Under the supervision of Dr. Robert D. Drennan, Eva Martinez will carry out a full-coverage systematic survey of the Jamastren Valley, in southeastern Honduras to explore the bases of social inequality in the regions. It is useful to approach the emergence of social differentiation from the perspective of aspiring elites striving to improve their social positions through various political strategies. There is considerable debate over the extent to which such aggrandizers must achieve economic control over those they subordinate. Some argue that no substantial inequality emerges without firm economic control as its base, while others hold that exalted social positions can be based on prestige in the absence of much accumulation of wealth. This research attempts to contribute to the discussion by evaluating the relative importance of two kinds of strategy for gaining social rank: 1) those based on economic control over either basic agricultural resources or the production of utilitarian craft items, and 2) those focused on enhancing prestige by manipulating connections to elites in neighboring regions and symbolically-charged prestige goods.

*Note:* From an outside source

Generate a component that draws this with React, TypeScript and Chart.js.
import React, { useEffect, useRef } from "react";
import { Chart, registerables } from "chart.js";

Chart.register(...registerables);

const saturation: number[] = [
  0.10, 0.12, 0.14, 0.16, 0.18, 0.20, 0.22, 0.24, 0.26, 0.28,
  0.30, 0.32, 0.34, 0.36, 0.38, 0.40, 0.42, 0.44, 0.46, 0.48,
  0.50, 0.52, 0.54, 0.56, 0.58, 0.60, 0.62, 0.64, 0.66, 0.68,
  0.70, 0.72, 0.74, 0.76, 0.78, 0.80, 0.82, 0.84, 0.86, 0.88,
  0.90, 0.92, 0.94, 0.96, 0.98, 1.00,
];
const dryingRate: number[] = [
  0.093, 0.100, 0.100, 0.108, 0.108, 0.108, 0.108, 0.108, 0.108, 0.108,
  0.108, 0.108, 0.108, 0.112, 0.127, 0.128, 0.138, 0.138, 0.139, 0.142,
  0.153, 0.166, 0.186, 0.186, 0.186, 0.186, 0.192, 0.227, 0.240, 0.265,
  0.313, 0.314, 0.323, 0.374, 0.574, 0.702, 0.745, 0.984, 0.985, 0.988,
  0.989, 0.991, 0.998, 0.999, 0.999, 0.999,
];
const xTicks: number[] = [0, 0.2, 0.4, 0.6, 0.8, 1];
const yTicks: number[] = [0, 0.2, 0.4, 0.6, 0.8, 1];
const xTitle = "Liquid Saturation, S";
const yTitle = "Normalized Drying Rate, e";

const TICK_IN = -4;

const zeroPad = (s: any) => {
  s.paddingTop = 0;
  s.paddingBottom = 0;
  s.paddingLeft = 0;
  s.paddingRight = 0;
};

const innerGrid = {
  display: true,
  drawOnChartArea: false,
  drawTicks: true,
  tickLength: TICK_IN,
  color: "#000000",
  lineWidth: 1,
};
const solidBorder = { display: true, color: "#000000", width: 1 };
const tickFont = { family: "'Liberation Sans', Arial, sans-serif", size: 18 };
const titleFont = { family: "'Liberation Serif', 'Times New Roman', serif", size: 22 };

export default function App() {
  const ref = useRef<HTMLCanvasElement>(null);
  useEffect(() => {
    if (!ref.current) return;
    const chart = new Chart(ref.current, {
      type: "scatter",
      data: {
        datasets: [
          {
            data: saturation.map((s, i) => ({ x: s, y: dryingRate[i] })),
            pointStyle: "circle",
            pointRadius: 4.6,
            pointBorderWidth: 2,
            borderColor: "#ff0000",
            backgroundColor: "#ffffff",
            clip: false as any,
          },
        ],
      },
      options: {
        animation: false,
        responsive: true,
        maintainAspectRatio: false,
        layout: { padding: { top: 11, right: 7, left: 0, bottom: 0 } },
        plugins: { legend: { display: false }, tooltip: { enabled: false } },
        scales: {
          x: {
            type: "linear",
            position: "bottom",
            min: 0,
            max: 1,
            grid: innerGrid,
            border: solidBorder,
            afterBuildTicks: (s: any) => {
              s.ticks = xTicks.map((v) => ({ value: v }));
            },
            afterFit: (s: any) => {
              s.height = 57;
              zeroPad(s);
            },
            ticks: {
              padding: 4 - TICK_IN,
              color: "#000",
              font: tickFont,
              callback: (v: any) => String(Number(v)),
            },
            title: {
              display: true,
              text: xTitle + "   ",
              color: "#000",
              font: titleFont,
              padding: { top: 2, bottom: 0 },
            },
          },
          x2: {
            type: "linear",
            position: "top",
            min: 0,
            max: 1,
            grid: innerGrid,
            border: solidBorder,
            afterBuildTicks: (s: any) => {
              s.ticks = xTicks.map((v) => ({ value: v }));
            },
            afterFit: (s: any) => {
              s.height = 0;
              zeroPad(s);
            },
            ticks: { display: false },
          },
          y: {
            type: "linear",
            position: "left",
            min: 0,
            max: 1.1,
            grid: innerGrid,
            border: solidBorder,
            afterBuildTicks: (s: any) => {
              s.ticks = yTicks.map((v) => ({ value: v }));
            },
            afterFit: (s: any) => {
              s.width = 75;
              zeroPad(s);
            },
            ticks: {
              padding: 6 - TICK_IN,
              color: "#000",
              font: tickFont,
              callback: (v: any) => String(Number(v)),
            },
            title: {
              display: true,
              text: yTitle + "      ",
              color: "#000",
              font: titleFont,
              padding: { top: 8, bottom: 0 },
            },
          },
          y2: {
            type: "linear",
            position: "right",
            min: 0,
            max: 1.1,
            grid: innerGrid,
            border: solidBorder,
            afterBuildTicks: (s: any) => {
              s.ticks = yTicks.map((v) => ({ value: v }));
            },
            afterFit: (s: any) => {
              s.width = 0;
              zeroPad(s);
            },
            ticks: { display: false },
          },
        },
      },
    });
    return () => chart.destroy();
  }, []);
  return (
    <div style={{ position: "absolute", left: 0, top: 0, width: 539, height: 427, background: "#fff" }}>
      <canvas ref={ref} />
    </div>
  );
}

In order to evaluate the relative importance of these two kinds of strategy Ms. Martinez will focus on elite involvement in three activities: 1) agricultural production; 2) local craft production and exchange; and 3) interregional interaction. The Jamastran Valley provides an ideal setting to explore the functioning and interplay of these activities. For the first, it offers highly productive agricultural land, able to support large permanent human populations and potentially subject to elite control. Related to both the second and third, a rare source of obsidian, widely traded for making cutting tools in prehispanic times, is located close to the Jamastran Valley. This obsidian could have been exploited for local use and/or export by residents of the valley, with or without elite control. And pottery, textiles, and other craft goods manufactured from locally available resources might have been produced by practically every family or in much concentrated and specialized fashion, again with or without elite control. The proposed research will provide documentation of the nature and pacing of social change in the Jamastran Valley so that its relationship to these economic and potentially non-economic factors can be evaluated. It will then also be possible to compare the trajectory of social change in the Jamastran Valley to those of neighboring regions.

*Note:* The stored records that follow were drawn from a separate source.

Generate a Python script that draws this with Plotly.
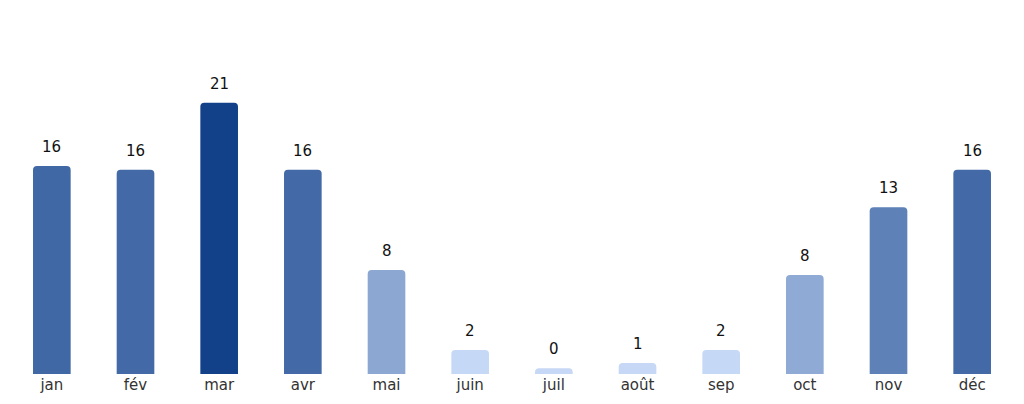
import plotly.graph_objects as go

# monthly values (labels shown rounded)
months = ["jan", "fév", "mar", "avr", "mai", "juin", "juil", "août", "sep", "oct", "nov", "déc"]
values = [16.1, 15.8, 21.0, 15.8, 8.05, 1.86, 0.45, 0.85, 1.86, 7.66, 12.9, 15.8]

fig = go.Figure()
fig.add_trace(go.Bar(
    x=months,
    y=values,
    width=0.45,
    marker=dict(
        color=values,
        colorscale=[[0, "#c6d8f5"], [1, "#12418a"]],
        cmin=1.8,
        cmax=21.0,
        line=dict(width=0),
        cornerradius=4,
    ),
    hoverinfo="x+y",
))

for m, v in zip(months, values):
    fig.add_annotation(
        x=m, y=v, text=f"{v:.0f}", showarrow=False,
        yanchor="bottom", yshift=8,
        font=dict(family="DejaVu Sans", size=15, color="#111111"),
    )

# page body adds an 8px offset, so the figure is sized to fit the window
fig.update_layout(
    width=1008,
    height=388,
    margin=dict(l=2, r=2, t=12, b=22),
    paper_bgcolor="white",
    plot_bgcolor="white",
    showlegend=False,
    font=dict(family="DejaVu Sans", size=15, color="#333333"),
)
fig.update_xaxes(showgrid=False, showline=False, ticks="", zeroline=False,
                 range=[-0.5, 11.5], tickfont=dict(size=15, color="#333333"))
fig.update_yaxes(visible=False, range=[0, 27.4], showgrid=False, zeroline=False)

fig.write_html("out.html")
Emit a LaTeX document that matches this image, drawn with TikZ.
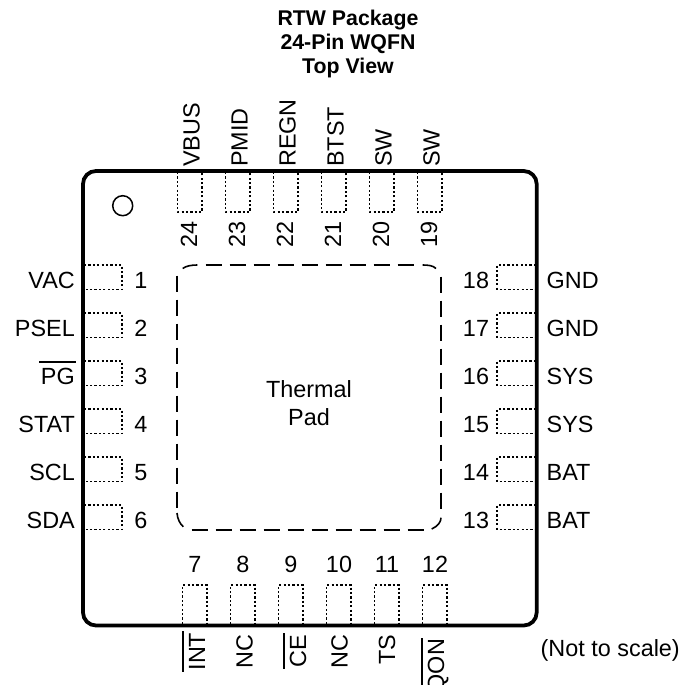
\documentclass[tikz,border=0pt]{standalone}
\usepackage{fontspec}
\setmainfont{Liberation Sans}
\usepackage{tikz}
\usetikzlibrary{positioning,calc}

\newcommand{\pinbar}[1]{\setbox0=\hbox{#1}\rlap{\kern-1.5pt\rule[21.4pt]{\dimexpr\wd0+3pt\relax}{1.3pt}}\box0}

\tikzset{
    body/.style={line width=3.8, rounded corners=13},
    pad/.style={line width=1.6, dash pattern=on 2.2 off 2.2},
    thermal/.style={line width=1.6, dash pattern=on 16 off 8},
    pinlabel/.style={inner sep=0, font=\fontsize{23.4}{28}\selectfont},
    title/.style={inner sep=0, align=center, font=\fontsize{21.3}{24}\selectfont\bfseries}
}

\begin{document}
\begin{tikzpicture}[x=1pt,y=-1pt]
    \useasboundingbox (0,0) rectangle (681,685);
    \node[title] (heading) at (348,44) {RTW Package\\24-Pin WQFN\\Top View};
    \draw[body] (83,171) rectangle (536.7,625.5);
    \draw[line width=1.5] (122.7,205.7) circle (10);
    % thermal pad
    \draw[thermal] (205.7,265) -- (414,265) (441,276.7) -- (441,509) (191.7,530) -- (424,530) (177,275.7) -- (177,508);
    \draw[line width=1.6] (182.7,268.5) .. controls (186,266) and (191,265) .. (197.3,265);
    \draw[line width=1.6] (422.7,265) .. controls (428,265) and (433,265.5) .. (436,268.5);
    \draw[line width=1.6] (441,517.7) .. controls (441,522) and (438,526) .. (431.7,529);
    \draw[line width=1.6] (177,513) .. controls (177.5,519) and (180,524) .. (183.3,526.7);
    \node[pinlabel, align=center] (pad) at (309,403) {Thermal\\Pad};
    % left side
    \foreach \n/\t in {1/VAC,2/PSEL,3/\pinbar{PG},4/STAT,5/SCL,6/SDA} {
        \pgfmathsetmacro{\py}{265+48*(\n-1)}
        \draw[pad] (84,\py) -- (122,\py) -- (122,\py+24.5) -- (84,\py+24.5);
        \node[pinlabel, anchor=base] (num\n) at (141,\py+23) {\n};
        \node[pinlabel, anchor=base east] (pin\n) at (75,\py+23) {\t};
    }
    % bottom side
    \foreach \n/\t/\bx/\ey in {7/\pinbar{INT}/205/632.5,8/NC/252.7/634.5,9/\pinbar{CE}/306/634.7,10/NC/347.7/634.5,11/TS/395/634.5,12/\pinbar{QON}/444/638.8} {
        \pgfmathsetmacro{\px}{182.5+48*(\n-7)}
        \draw[pad] (\px,624) -- (\px,585) -- (\px+24.5,585) -- (\px+24.5,624);
        \node[pinlabel, anchor=base] (num\n) at (\px+12.5,572) {\n};
        \node[pinlabel, rotate=90, anchor=base east] (pin\n) at (\bx,\ey) {\t};
    }
    % right side
    \foreach \n/\t in {13/BAT,14/BAT,15/SYS,16/SYS,17/GND,18/GND} {
        \pgfmathsetmacro{\py}{505-48*(\n-13)}
        \draw[pad] (536,\py) -- (497,\py) -- (497,\py+24.5) -- (536,\py+24.5);
        \node[pinlabel, anchor=base] (num\n) at (476,\py+23) {\n};
        \node[pinlabel, anchor=base west] (pin\n) at (546.5,\py+23) {\t};
    }
    % top side
    \foreach \n/\t in {19/SW,20/SW,21/BTST,22/REGN,23/PMID,24/VBUS} {
        \pgfmathsetmacro{\px}{417.5-48*(\n-19)}
        \draw[pad] (\px,172) -- (\px,212) -- (\px+24.5,212) -- (\px+24.5,172);
        \node[pinlabel, rotate=90, anchor=base] (num\n) at (\px+19.5,234) {\n};
        \node[pinlabel, rotate=90, anchor=base west] (pin\n) at (\px+22,167) {\t};
    }
    \node[pinlabel, anchor=base east] (scale) at (680,656) {(Not to scale)};
\end{tikzpicture}
\end{document}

This project will also have a broader impact in that it will be a crucial element in the training of the doctoral candidate, and it will further the training of Honduran students who will participate in the fieldwork. It will also provide documentation of cultural remains currently threatened with destruction by agricultural development, and will strengthen ties of international scholarly collaboration, since it will cooperate closely with salvage efforts in the region by the Instituto Hondures de Antropologia e Historia.